The New World of Early Learning in Louisiana


The Early Childhood Education Act (Act 3)

In 2012, the Louisiana Legislature passed the Early Childhood Education Act (Act 3) that mandated an overhaul by 2015 of the entire early childhood care and education system in the state—that is, an overhaul of the governance, licensing, accountability, and funding structure of all publicly funded early learning programs for children birth through age four in Louisiana.  Act 3 seeks to bring together these programs under one department, the Department of Education and the Board of Elementary and Secondary Education (BESE), and align and raise standards across all funding streams. 


The Act declares that it “is the intent of the legislature that a comprehensive and integrated delivery system for early childhood care and education be created to ensure that every child enters kindergarten healthy and ready to learn,” and mandates that BESE create “a comprehensive and integrated network through which to manage and oversee all programs funded through state or federal resources that provide early childhood care and educational services.”


Act 3 provides that to facilitate the creation of this network, BESE shall:
  1. Establish a definition of kindergarten readiness

  2. Establish performance targets and academic standards for kindergarten readiness to be used in publicly-funded early childhood education programs.

  3. Create a uniform assessment and accountability system for publicly funded early childhood education programs that includes a letter grade indicative of student performance.

  4. Coordinate with the Department of Children and Family Services and the Department of Health and Hospitals to align the standards.

  5. Establish a timeline for the creation and implementation of the early childhood care and education network that shall be fully implemented by the beginning of the 2015-2016 school year.


What Act 3 Did NOT Do

The greatest flaw in the policies behind Act 3 is that though the law mandates raising standards and accountability for all early care and education programs, it does not call for any increase in funding, and it does not address the current disparity in public funding across the programs, none of which are funded at the cost to provide the services required. This is especially true for the Child Care Assistance Program. The fear is that without addressing these funding issues, Act 3 will set up the Child Care Assistance Program, one of the only programs for children under age four, to fail, and worse, will push more of the state’s most vulnerable children under age four into lower quality and possibly unregulated settings.


Act 3 Implementation

The implementation of Act 3 has included:

  • Development of Louisiana’s Birth to Five Early Learning & Development Standards

  • Adoption of two national assessments to be used by Louisiana’s publicly funded early childhood programs: CLASS (Classroom Assessment Scoring System) and Teaching Strategies GOLD 

  • Implementation of these assessments through local pilots that now are local Lead Agencies of local networks. The lead agencies must also seek to identify all at-risk infant to age five children in the community attending or in need of publicly funded care and education services, implement the CLASS assessment and work towards a common enrollment process for all programs.  For more information on the work of the Lead Agencies, click here. For more information on Common Enrollment click here and also see Act 717 of the 2014 Louisiana Legislative Session.
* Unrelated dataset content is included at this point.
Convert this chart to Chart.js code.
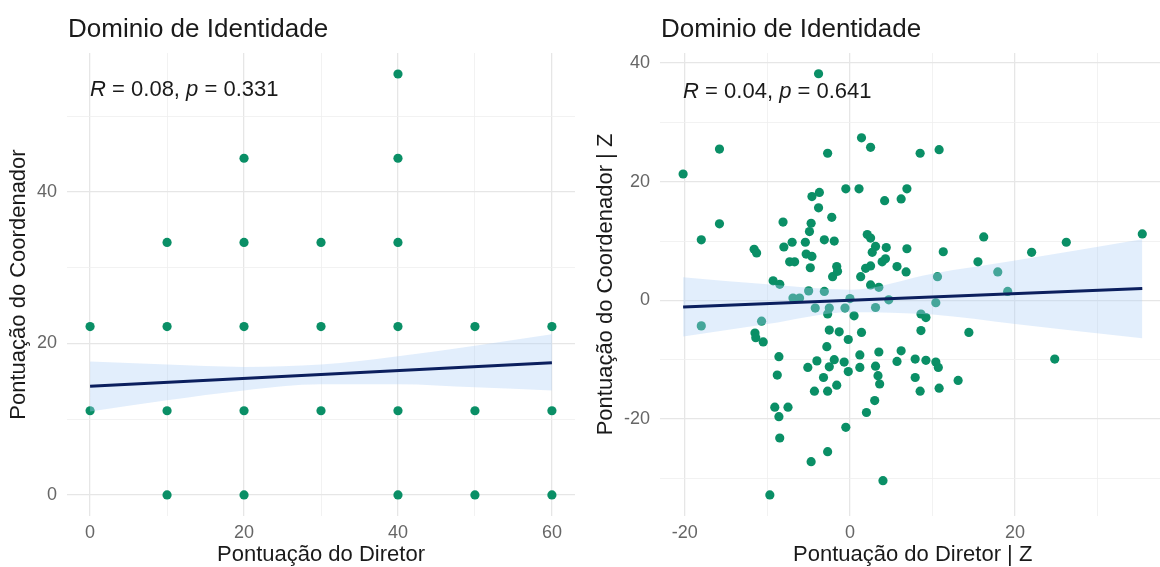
<!DOCTYPE html>
<html>
<head>
<meta charset="utf-8">
<script src="https://cdn.jsdelivr.net/npm/chart.js@4.4.0/dist/chart.umd.min.js"></script>
<style>
html, body { margin: 0; padding: 0; background: #fff; overflow: hidden; }
#wrap { position: relative; width: 1160px; height: 567px; overflow: hidden; }
#c1 { position: absolute; left: 0; top: 0; }
#c2 { position: absolute; left: 580px; top: 0; }
</style>
</head>
<body>
<div id="wrap">
    <canvas id="c1" width="580" height="567"></canvas>
    <canvas id="c2" width="590" height="567"></canvas>
</div>
<script>
// Painel esquerdo: pontuações brutas
const esqX = [0, 0, 10, 10, 10, 10, 20, 20, 20, 20, 20, 30, 30, 30,
    40, 40, 40, 40, 40, 40, 50, 50, 50, 60, 60, 60];
const esqY = [11.11, 22.22, 0, 11.11, 22.22, 33.33, 0, 11.11, 22.22, 33.33, 44.44, 11.11, 22.22, 33.33,
    0, 11.11, 22.22, 33.33, 44.44, 55.56, 0, 11.11, 22.22, 0, 11.11, 22.22];
const esqRetaX = [0, 60];
const esqRetaY = [14.35, 17.46];
const esqBandaX = [0, 10, 20, 30, 40, 50, 60];
const esqBandaInf = [11.0, 12.5, 13.8, 14.6, 14.6, 14.2, 13.8];
const esqBandaSup = [17.6, 17.2, 16.9, 17.2, 18.3, 19.7, 21.2];
const esqTicksX = [0, 10, 20, 30, 40, 50, 60];
const esqRotulosX = [0, 20, 40, 60];
const esqTicksY = [0, 10, 20, 30, 40, 50];
const esqRotulosY = [0, 20, 40];

// Painel direito: escores Z
const dirX = [-3.8, -20.2, -15.8, -2.7, -15.8, -18.0, 1.4, 2.5, 8.5, 10.8,
    -0.5, 1.1, -4.6, -3.7, -3.8, -2.2, -8.1, -4.7, -4.9, -11.6,
    -11.3, -8.0, -7.0, -5.4, -3.1, -1.9, -5.3, -4.6, -7.3, -6.7,
    -4.8, -1.6, -2.1, -1.5, -9.3, -8.5, 4.2, 6.2, 6.9, 2.1,
    2.5, 3.1, 4.4, 6.9, 2.7, 11.3, 3.9, 4.3, 2.5, 1.9,
    5.7, 6.8, 1.3, 10.6, 2.5, 3.5, 16.2, 26.2, 35.4, 22.0,
    15.5, 17.9, 19.1, -6.9, -6.1, -5.0, -3.1, -4.2, -2.5, -0.6,
    -2.7, 0.5, 0.0, 4.7, 3.1, 10.4, -10.7, -18.0, -11.5, -11.4,
    -10.5, -2.5, -1.3, -0.2, -2.8, -8.6, -4.0, -5.1, -1.9, -2.5,
    -0.7, -0.2, -8.8, -3.2, -1.6, -4.3, -2.7, -9.1, -7.5, -8.6,
    -0.5, -8.5, -9.7, -4.7, -2.7, 1.4, 8.6, 8.6, 9.2, 14.4,
    1.2, 1.2, 3.5, 6.2, 5.7, 7.9, 9.2, 10.4, 10.7, 3.1,
    3.4, 3.6, 7.9, 13.1, 8.5, 10.8, 3.0, 2.0, 24.8, 4.0];
const dirY = [38.2, 21.3, 25.5, 24.8, 12.9, 10.2, 27.4, 25.8, 24.8, 25.4,
    18.8, 18.8, 17.5, 18.2, 15.6, 14.0, 13.2, 13.0, 11.6, 8.6,
    8.0, 9.0, 9.8, 9.8, 10.2, 10.0, 7.8, 7.4, 6.5, 6.5,
    5.5, 5.7, 4.0, 4.9, 3.3, 2.7, 16.8, 17.1, 18.8, 11.1,
    10.5, 9.1, 8.9, 8.7, 8.1, 8.2, 6.5, 7.0, 5.8, 5.4,
    5.7, 4.8, 4.0, 4.0, 2.6, 2.2, 10.7, 9.8, 11.2, 8.1,
    6.5, 4.8, 1.5, 0.4, 0.4, 1.6, 1.5, -1.3, -1.3, -1.3,
    -2.3, -2.6, 0.3, 0.1, -1.2, -0.4, -3.5, -4.3, -5.5, -6.3,
    -7.0, -5.0, -5.3, -6.6, -7.8, -9.5, -10.2, -11.3, -10.0, -11.2,
    -10.4, -12.0, -12.6, -13.0, -14.3, -15.3, -15.3, -18.0, -18.0, -19.6,
    -21.4, -23.2, -32.8, -27.2, -25.5, -5.4, -5.1, -2.3, -2.9, -5.4,
    -9.2, -11.3, -8.7, -8.5, -10.3, -9.9, -10.1, -10.4, -11.3, -11.1,
    -12.7, -14.1, -13.0, -13.5, -15.3, -14.8, -16.9, -18.9, -9.9, -30.4];
const dirRetaX = [-20.2, 35.4];
const dirRetaY = [-1.1, 2.0];
const dirBandaX = [-20.2, -10, 0, 10, 20, 35.4];
const dirBandaInf = [-6.1, -4.0, -2.0, -2.4, -4.0, -6.4];
const dirBandaSup = [3.9, 2.7, 1.8, 4.5, 6.7, 10.3];
const dirTicksX = [-20, -10, 0, 10, 20, 30];
const dirRotulosX = [-20, 0, 20];
const dirTicksY = [-30, -20, -10, 0, 10, 20, 30, 40];
const dirRotulosY = [-20, 0, 20, 40];

const FONTE = '"Liberation Sans", Arial, Helvetica, sans-serif';
const VERDE = '#0a8f66';
const AZUL = '#0b1f5e';
const BANDA = 'rgba(175, 207, 248, 0.36)';

// titulo e anotacao R / p desenhados no canvas
const textoPlugin = {
    id: 'texto',
    afterDraw(chart, args, opts) {
        const ctx = chart.ctx;
        const area = chart.chartArea;
        ctx.save();
        ctx.fillStyle = '#1a1a1a';
        ctx.textBaseline = 'middle';
        ctx.textAlign = 'left';
        ctx.font = '26px ' + FONTE;
        ctx.fillText(opts.titulo, area.left + 1, 30);

        let x = chart.scales.x.getPixelForValue(opts.rx);
        const y = chart.scales.y.getPixelForValue(opts.ry);
        const partes = [['R', true], [' = ' + opts.r + ', ', false], ['p', true], [' = ' + opts.p, false]];
        partes.forEach(([t, italico]) => {
            ctx.font = (italico ? 'italic ' : '') + '22px ' + FONTE;
            ctx.fillText(t, x, y);
            x += ctx.measureText(t).width;
        });
        ctx.restore();
    }
};

function pontos(xs, ys) {
    return xs.map((v, i) => ({ x: v, y: ys[i] }));
}

function eixo(cfg) {
    return {
        type: 'linear',
        min: cfg.min,
        max: cfg.max,
        afterBuildTicks: axis => { axis.ticks = cfg.ticks.map(v => ({ value: v })); },
        afterFit: axis => {
            if (cfg.largura) axis.width = cfg.largura;
            if (cfg.altura) axis.height = cfg.altura;
        },
        border: { display: false },
        grid: {
            drawTicks: false,
            color: ctx => cfg.rotulos.includes(ctx.tick.value) ? '#e6e6e6' : '#efefef',
            lineWidth: ctx => cfg.rotulos.includes(ctx.tick.value) ? 1.3 : 0.8
        },
        ticks: {
            autoSkip: false,
            maxRotation: 0,
            padding: cfg.padTick,
            color: '#666666',
            font: { size: 18, family: FONTE },
            callback: v => cfg.rotulos.includes(v) ? String(v) : ''
        },
        title: {
            display: true,
            text: cfg.titulo,
            color: '#1a1a1a',
            font: { size: 22, family: FONTE, lineHeight: 1.1 },
            padding: cfg.padTitulo
        }
    };
}

function criarGrafico(id, d) {
    return new Chart(document.getElementById(id), {
        type: 'scatter',
        data: {
            datasets: [
                {
                    type: 'scatter',
                    data: pontos(d.px, d.py),
                    backgroundColor: VERDE,
                    pointRadius: 4.6,
                    pointBorderWidth: 0,
                    order: 3
                },
                {
                    type: 'line',
                    data: pontos(d.bx, d.binf),
                    borderWidth: 0,
                    pointRadius: 0,
                    fill: false,
                    cubicInterpolationMode: 'monotone',
                    order: 2
                },
                {
                    type: 'line',
                    data: pontos(d.bx, d.bsup),
                    borderWidth: 0,
                    pointRadius: 0,
                    backgroundColor: BANDA,
                    fill: '-1',
                    cubicInterpolationMode: 'monotone',
                    order: 2
                },
                {
                    type: 'line',
                    data: pontos(d.rx, d.ry),
                    borderColor: AZUL,
                    borderWidth: 3,
                    pointRadius: 0,
                    fill: false,
                    order: 1
                }
            ]
        },
        options: {
            responsive: false,
            animation: false,
            layout: { padding: { top: 53, right: d.padDir, left: 0, bottom: 0 } },
            plugins: {
                legend: { display: false },
                tooltip: { enabled: false },
                texto: d.texto
            },
            scales: {
                x: eixo(d.eixoX),
                y: eixo(d.eixoY)
            }
        },
        plugins: [textoPlugin]
    });
}

criarGrafico('c1', {
    px: esqX, py: esqY,
    bx: esqBandaX, binf: esqBandaInf, bsup: esqBandaSup,
    rx: esqRetaX, ry: esqRetaY,
    padDir: 5,
    texto: { titulo: 'Dominio de Identidade', r: '0.08', p: '0.331', rx: 0, ry: 53.4 },
    eixoX: { min: -3, max: 63, ticks: esqTicksX, rotulos: esqRotulosX, altura: 51, padTick: 6,
        titulo: 'Pontuação do Diretor', padTitulo: { top: 0, bottom: 0 } },
    eixoY: { min: -2.78, max: 58.33, ticks: esqTicksY, rotulos: esqRotulosY, largura: 67, padTick: 10,
        titulo: 'Pontuação do Coordenador', padTitulo: { top: 7, bottom: 0 } }
});

criarGrafico('c2', {
    px: dirX, py: dirY,
    bx: dirBandaX, binf: dirBandaInf, bsup: dirBandaSup,
    rx: dirRetaX, ry: dirRetaY,
    padDir: 4,
    texto: { titulo: 'Dominio de Identidade', r: '0.04', p: '0.641', rx: -20.2, ry: 35.2 },
    eixoX: { min: -23.0, max: 38.2, ticks: dirTicksX, rotulos: dirRotulosX, altura: 51, padTick: 6,
        titulo: 'Pontuação do Diretor | Z', padTitulo: { top: 0, bottom: 0 } },
    eixoY: { min: -36.35, max: 41.7, ticks: dirTicksY, rotulos: dirRotulosY, largura: 80, padTick: 10,
        titulo: 'Pontuação do Coordenador | Z', padTitulo: { top: 14, bottom: 0 } }
});
</script>
</body>
</html>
  • Redefinition of licensure of child care centers in Louisiana from two classes (Class A and Class B) to three types (Type I, II and III, providing a new level for all licensed programs receiving either Head Start/Early Head Start or Child Care Assistance funding and requiring these programs to participate in the new rating system) and moving the licensure function from the Department of Children and Family Services to the Department of Education, effective October 1, 2014. See Act 868 of the 2014 Louisiana Legislative Session.

  • Moving the Child Care Development Fund Block Grant ($82 million of federal funds that supports the Child Care Assistance Program, Quality Start and its supports and other initiatives and staff) from the Department of Children and Family Services to the Department of Education, which was completed in July 2015. See Act 868 of the 2014 Louisiana Legislative Session.

  • Creation of an Ancillary Teaching Certification and requiring all lead teachers in publicly funded child care classrooms obtain that certification by 2019.